Tax Scrutiny Part II
Wednesday, January 19, 2011
The House Ways and Means Committee will start hearings Thursday
(1/20/11) on reforming our enormously costly and always expanding
tax code.
The IRS National Taxpayer Advocate recently released its annual
report to Congress. In addition to addressing time and
money spent complying with the enormous tax code, the report
questioned the value of a massive surge in the filing of liens,
noting that in the past seven years the IRS has filed more than 5
million tax liens.
In Fiscal Year 2010 alone, the IRS filed 1.1 million liens
compared to 168,000 in FY 1999 - a mind-boggling 550 percent
increase. Despite millions of liens filed, annual revenue
collected by the IRS's Collection function has remained flat (on an
inflation-adjusted basis), the report finds.
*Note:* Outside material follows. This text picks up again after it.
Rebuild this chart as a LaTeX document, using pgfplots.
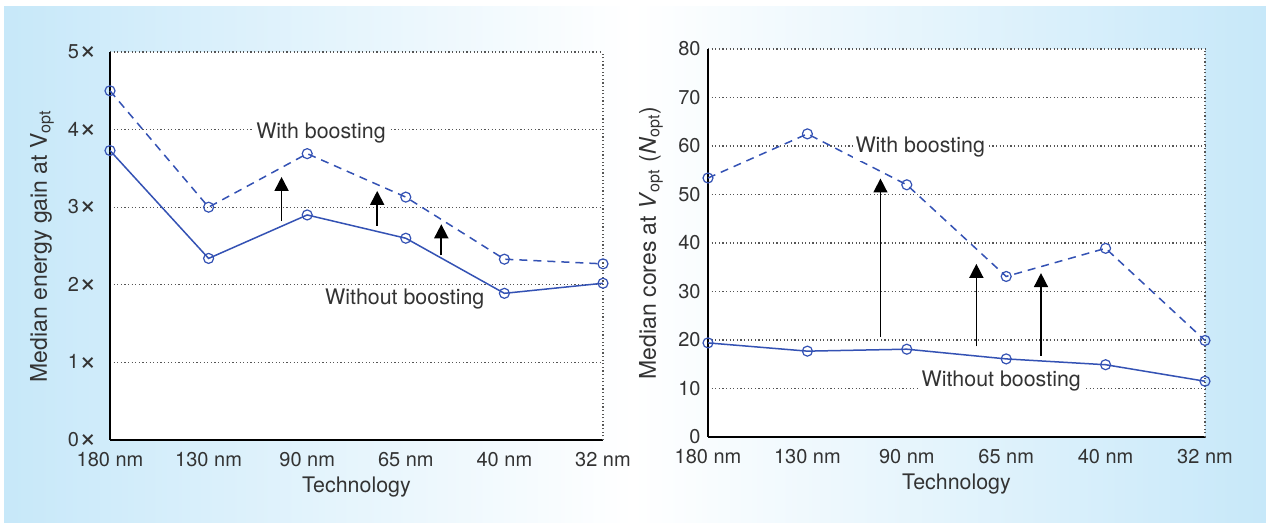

Currently, the
IRS files tax liens on delinquent taxpayers who owe $5,000 or
more.
"By filing a lien against a taxpayer with no money and no
assets, the IRS often collects nothing, yet it inflicts long-term
harm on the taxpayer by making it harder for him to get back on his
feet when he does get a job," National Taxpayer Advocate Nina E.
Olson said. "Absent data that show liens make a meaningful
contribution to revenue collection and especially in this economy,
I find it unacceptable that the IRS continues to torment
financially struggling taxpayers in this way."